((

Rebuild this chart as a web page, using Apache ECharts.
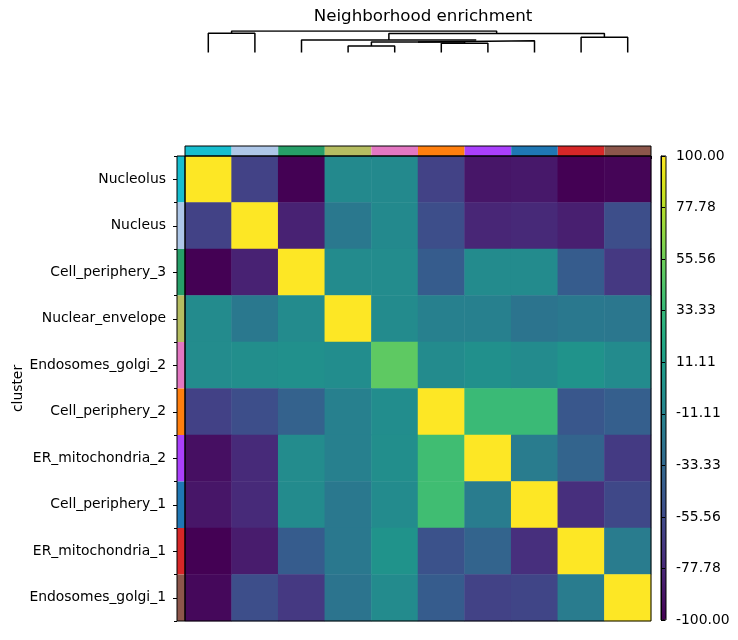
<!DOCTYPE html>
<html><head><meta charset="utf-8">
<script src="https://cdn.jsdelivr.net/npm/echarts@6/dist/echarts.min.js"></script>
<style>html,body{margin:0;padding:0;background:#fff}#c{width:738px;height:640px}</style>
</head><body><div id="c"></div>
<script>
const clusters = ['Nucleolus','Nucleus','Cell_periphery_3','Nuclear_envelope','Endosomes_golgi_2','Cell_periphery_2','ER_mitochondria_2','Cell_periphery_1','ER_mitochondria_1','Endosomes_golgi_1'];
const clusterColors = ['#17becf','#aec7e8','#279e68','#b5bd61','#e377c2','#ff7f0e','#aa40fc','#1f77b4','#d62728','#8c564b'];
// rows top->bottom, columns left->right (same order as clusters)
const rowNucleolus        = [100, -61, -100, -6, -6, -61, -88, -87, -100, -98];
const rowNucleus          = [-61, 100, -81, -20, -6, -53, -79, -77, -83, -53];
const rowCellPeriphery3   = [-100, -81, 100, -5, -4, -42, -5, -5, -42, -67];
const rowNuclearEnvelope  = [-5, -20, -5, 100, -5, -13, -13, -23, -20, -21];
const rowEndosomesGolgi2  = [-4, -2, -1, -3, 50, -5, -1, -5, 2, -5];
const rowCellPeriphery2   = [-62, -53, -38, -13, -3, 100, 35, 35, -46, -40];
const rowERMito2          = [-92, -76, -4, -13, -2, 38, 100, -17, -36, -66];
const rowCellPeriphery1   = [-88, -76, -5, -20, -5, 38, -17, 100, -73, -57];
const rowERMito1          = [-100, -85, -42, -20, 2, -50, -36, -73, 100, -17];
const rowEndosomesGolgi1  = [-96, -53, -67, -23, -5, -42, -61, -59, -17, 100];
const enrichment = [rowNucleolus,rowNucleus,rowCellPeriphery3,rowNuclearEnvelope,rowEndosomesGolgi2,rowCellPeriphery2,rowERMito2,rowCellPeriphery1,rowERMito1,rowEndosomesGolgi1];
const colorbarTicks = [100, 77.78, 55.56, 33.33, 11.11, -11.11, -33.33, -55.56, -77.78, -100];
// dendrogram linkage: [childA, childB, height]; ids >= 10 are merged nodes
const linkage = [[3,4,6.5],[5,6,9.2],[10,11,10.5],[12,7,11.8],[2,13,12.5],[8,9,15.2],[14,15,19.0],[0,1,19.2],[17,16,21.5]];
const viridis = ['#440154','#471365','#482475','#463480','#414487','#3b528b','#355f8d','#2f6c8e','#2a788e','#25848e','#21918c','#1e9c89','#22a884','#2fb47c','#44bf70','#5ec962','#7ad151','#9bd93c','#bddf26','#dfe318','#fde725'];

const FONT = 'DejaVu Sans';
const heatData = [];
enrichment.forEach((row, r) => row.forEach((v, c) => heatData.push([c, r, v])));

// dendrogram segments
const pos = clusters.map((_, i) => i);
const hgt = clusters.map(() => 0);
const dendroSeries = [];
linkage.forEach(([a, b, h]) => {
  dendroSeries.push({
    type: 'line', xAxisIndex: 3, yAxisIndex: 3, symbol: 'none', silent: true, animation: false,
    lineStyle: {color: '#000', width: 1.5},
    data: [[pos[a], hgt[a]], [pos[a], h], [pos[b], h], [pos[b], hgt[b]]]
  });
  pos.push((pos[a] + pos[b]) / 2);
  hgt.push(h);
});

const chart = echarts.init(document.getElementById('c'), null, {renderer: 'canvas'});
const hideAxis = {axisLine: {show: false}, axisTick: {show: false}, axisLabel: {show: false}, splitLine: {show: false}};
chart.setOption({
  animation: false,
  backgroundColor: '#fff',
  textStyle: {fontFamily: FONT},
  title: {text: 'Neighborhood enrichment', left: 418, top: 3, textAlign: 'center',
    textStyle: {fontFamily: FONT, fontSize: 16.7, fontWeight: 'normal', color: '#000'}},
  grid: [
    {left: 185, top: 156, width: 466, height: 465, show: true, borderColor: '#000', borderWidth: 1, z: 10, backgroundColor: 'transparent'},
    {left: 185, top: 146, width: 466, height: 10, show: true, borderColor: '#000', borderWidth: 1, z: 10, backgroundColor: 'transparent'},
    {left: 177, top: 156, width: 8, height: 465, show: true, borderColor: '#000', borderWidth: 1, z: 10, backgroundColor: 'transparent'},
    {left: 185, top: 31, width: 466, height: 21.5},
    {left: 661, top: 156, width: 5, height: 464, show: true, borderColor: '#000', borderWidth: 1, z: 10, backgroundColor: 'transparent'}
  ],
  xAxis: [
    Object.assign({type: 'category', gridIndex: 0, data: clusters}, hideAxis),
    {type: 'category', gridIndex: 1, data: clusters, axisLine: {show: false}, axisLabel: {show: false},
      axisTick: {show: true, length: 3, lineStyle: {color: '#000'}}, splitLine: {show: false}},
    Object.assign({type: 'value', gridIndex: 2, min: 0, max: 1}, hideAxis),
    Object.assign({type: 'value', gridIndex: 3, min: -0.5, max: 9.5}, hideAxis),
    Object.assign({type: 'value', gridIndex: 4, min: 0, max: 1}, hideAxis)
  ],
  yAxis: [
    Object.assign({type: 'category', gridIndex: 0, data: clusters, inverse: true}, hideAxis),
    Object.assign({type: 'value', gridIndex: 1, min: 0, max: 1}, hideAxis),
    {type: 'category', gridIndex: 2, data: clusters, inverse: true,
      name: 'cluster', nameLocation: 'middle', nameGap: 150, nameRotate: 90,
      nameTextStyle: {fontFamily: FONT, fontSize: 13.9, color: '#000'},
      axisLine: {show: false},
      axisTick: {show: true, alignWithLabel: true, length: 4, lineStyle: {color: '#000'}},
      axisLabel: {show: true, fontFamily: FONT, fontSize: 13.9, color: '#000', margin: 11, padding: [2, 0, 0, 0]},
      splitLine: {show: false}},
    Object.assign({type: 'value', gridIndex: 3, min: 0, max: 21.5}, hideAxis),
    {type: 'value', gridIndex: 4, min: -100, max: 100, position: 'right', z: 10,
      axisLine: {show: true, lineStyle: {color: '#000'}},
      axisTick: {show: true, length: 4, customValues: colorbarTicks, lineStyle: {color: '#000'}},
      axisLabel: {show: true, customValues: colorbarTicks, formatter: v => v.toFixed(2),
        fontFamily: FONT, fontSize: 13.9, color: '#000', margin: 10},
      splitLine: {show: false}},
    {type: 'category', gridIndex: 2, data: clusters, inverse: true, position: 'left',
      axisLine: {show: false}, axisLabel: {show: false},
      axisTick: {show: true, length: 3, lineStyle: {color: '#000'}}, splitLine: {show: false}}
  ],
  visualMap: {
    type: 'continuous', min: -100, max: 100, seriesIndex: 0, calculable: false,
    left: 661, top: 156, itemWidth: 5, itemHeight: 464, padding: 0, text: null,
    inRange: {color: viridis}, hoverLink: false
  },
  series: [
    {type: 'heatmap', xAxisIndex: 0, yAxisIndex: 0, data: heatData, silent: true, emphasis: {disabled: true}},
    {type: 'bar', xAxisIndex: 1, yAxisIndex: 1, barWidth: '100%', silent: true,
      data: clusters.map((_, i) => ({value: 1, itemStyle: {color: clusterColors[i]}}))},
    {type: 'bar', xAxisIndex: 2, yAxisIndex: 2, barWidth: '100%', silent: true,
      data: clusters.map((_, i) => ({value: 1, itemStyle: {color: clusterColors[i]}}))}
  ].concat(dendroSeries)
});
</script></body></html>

))

**REQUIRED WORK**:
Copy out all of the data word for word. Do not carry over any picture.

**THE COMPLETED TASK**:
Rebuild this chart as a web page, using Apache ECharts.
<!DOCTYPE html>
<html><head><meta charset="utf-8">
<script src="https://cdn.jsdelivr.net/npm/echarts@6/dist/echarts.min.js"></script>
<style>html,body{margin:0;padding:0;background:#fff}#c{width:738px;height:640px}</style>
</head><body><div id="c"></div>
<script>
const clusters = ['Nucleolus','Nucleus','Cell_periphery_3','Nuclear_envelope','Endosomes_golgi_2','Cell_periphery_2','ER_mitochondria_2','Cell_periphery_1','ER_mitochondria_1','Endosomes_golgi_1'];
const clusterColors = ['#17becf','#aec7e8','#279e68','#b5bd61','#e377c2','#ff7f0e','#aa40fc','#1f77b4','#d62728','#8c564b'];
// rows top->bottom, columns left->right (same order as clusters)
const rowNucleolus        = [100, -61, -100, -6, -6, -61, -88, -87, -100, -98];
const rowNucleus          = [-61, 100, -81, -20, -6, -53, -79, -77, -83, -53];
const rowCellPeriphery3   = [-100, -81, 100, -5, -4, -42, -5, -5, -42, -67];
const rowNuclearEnvelope  = [-5, -20, -5, 100, -5, -13, -13, -23, -20, -21];
const rowEndosomesGolgi2  = [-4, -2, -1, -3, 50, -5, -1, -5, 2, -5];
const rowCellPeriphery2   = [-62, -53, -38, -13, -3, 100, 35, 35, -46, -40];
const rowERMito2          = [-92, -76, -4, -13, -2, 38, 100, -17, -36, -66];
const rowCellPeriphery1   = [-88, -76, -5, -20, -5, 38, -17, 100, -73, -57];
const rowERMito1          = [-100, -85, -42, -20, 2, -50, -36, -73, 100, -17];
const rowEndosomesGolgi1  = [-96, -53, -67, -23, -5, -42, -61, -59, -17, 100];
const enrichment = [rowNucleolus,rowNucleus,rowCellPeriphery3,rowNuclearEnvelope,rowEndosomesGolgi2,rowCellPeriphery2,rowERMito2,rowCellPeriphery1,rowERMito1,rowEndosomesGolgi1];
const colorbarTicks = [100, 77.78, 55.56, 33.33, 11.11, -11.11, -33.33, -55.56, -77.78, -100];
// dendrogram linkage: [childA, childB, height]; ids >= 10 are merged nodes
const linkage = [[3,4,6.5],[5,6,9.2],[10,11,10.5],[12,7,11.8],[2,13,12.5],[8,9,15.2],[14,15,19.0],[0,1,19.2],[17,16,21.5]];
const viridis = ['#440154','#471365','#482475','#463480','#414487','#3b528b','#355f8d','#2f6c8e','#2a788e','#25848e','#21918c','#1e9c89','#22a884','#2fb47c','#44bf70','#5ec962','#7ad151','#9bd93c','#bddf26','#dfe318','#fde725'];

const FONT = 'DejaVu Sans';
const heatData = [];
enrichment.forEach((row, r) => row.forEach((v, c) => heatData.push([c, r, v])));

// dendrogram segments
const pos = clusters.map((_, i) => i);
const hgt = clusters.map(() => 0);
const dendroSeries = [];
linkage.forEach(([a, b, h]) => {
  dendroSeries.push({
    type: 'line', xAxisIndex: 3, yAxisIndex: 3, symbol: 'none', silent: true, animation: false,
    lineStyle: {color: '#000', width: 1.5},
    data: [[pos[a], hgt[a]], [pos[a], h], [pos[b], h], [pos[b], hgt[b]]]
  });
  pos.push((pos[a] + pos[b]) / 2);
  hgt.push(h);
});

const chart = echarts.init(document.getElementById('c'), null, {renderer: 'canvas'});
const hideAxis = {axisLine: {show: false}, axisTick: {show: false}, axisLabel: {show: false}, splitLine: {show: false}};
chart.setOption({
  animation: false,
  backgroundColor: '#fff',
  textStyle: {fontFamily: FONT},
  title: {text: 'Neighborhood enrichment', left: 418, top: 3, textAlign: 'center',
    textStyle: {fontFamily: FONT, fontSize: 16.7, fontWeight: 'normal', color: '#000'}},
  grid: [
    {left: 185, top: 156, width: 466, height: 465, show: true, borderColor: '#000', borderWidth: 1, z: 10, backgroundColor: 'transparent'},
    {left: 185, top: 146, width: 466, height: 10, show: true, borderColor: '#000', borderWidth: 1, z: 10, backgroundColor: 'transparent'},
    {left: 177, top: 156, width: 8, height: 465, show: true, borderColor: '#000', borderWidth: 1, z: 10, backgroundColor: 'transparent'},
    {left: 185, top: 31, width: 466, height: 21.5},
    {left: 661, top: 156, width: 5, height: 464, show: true, borderColor: '#000', borderWidth: 1, z: 10, backgroundColor: 'transparent'}
  ],
  xAxis: [
    Object.assign({type: 'category', gridIndex: 0, data: clusters}, hideAxis),
    {type: 'category', gridIndex: 1, data: clusters, axisLine: {show: false}, axisLabel: {show: false},
      axisTick: {show: true, length: 3, lineStyle: {color: '#000'}}, splitLine: {show: false}},
    Object.assign({type: 'value', gridIndex: 2, min: 0, max: 1}, hideAxis),
    Object.assign({type: 'value', gridIndex: 3, min: -0.5, max: 9.5}, hideAxis),
    Object.assign({type: 'value', gridIndex: 4, min: 0, max: 1}, hideAxis)
  ],
  yAxis: [
    Object.assign({type: 'category', gridIndex: 0, data: clusters, inverse: true}, hideAxis),
    Object.assign({type: 'value', gridIndex: 1, min: 0, max: 1}, hideAxis),
    {type: 'category', gridIndex: 2, data: clusters, inverse: true,
      name: 'cluster', nameLocation: 'middle', nameGap: 150, nameRotate: 90,
      nameTextStyle: {fontFamily: FONT, fontSize: 13.9, color: '#000'},
      axisLine: {show: false},
      axisTick: {show: true, alignWithLabel: true, length: 4, lineStyle: {color: '#000'}},
      axisLabel: {show: true, fontFamily: FONT, fontSize: 13.9, color: '#000', margin: 11, padding: [2, 0, 0, 0]},
      splitLine: {show: false}},
    Object.assign({type: 'value', gridIndex: 3, min: 0, max: 21.5}, hideAxis),
    {type: 'value', gridIndex: 4, min: -100, max: 100, position: 'right', z: 10,
      axisLine: {show: true, lineStyle: {color: '#000'}},
      axisTick: {show: true, length: 4, customValues: colorbarTicks, lineStyle: {color: '#000'}},
      axisLabel: {show: true, customValues: colorbarTicks, formatter: v => v.toFixed(2),
        fontFamily: FONT, fontSize: 13.9, color: '#000', margin: 10},
      splitLine: {show: false}},
    {type: 'category', gridIndex: 2, data: clusters, inverse: true, position: 'left',
      axisLine: {show: false}, axisLabel: {show: false},
      axisTick: {show: true, length: 3, lineStyle: {color: '#000'}}, splitLine: {show: false}}
  ],
  visualMap: {
    type: 'continuous', min: -100, max: 100, seriesIndex: 0, calculable: false,
    left: 661, top: 156, itemWidth: 5, itemHeight: 464, padding: 0, text: null,
    inRange: {color: viridis}, hoverLink: false
  },
  series: [
    {type: 'heatmap', xAxisIndex: 0, yAxisIndex: 0, data: heatData, silent: true, emphasis: {disabled: true}},
    {type: 'bar', xAxisIndex: 1, yAxisIndex: 1, barWidth: '100%', silent: true,
      data: clusters.map((_, i) => ({value: 1, itemStyle: {color: clusterColors[i]}}))},
    {type: 'bar', xAxisIndex: 2, yAxisIndex: 2, barWidth: '100%', silent: true,
      data: clusters.map((_, i) => ({value: 1, itemStyle: {color: clusterColors[i]}}))}
  ].concat(dendroSeries)
});
</script></body></html>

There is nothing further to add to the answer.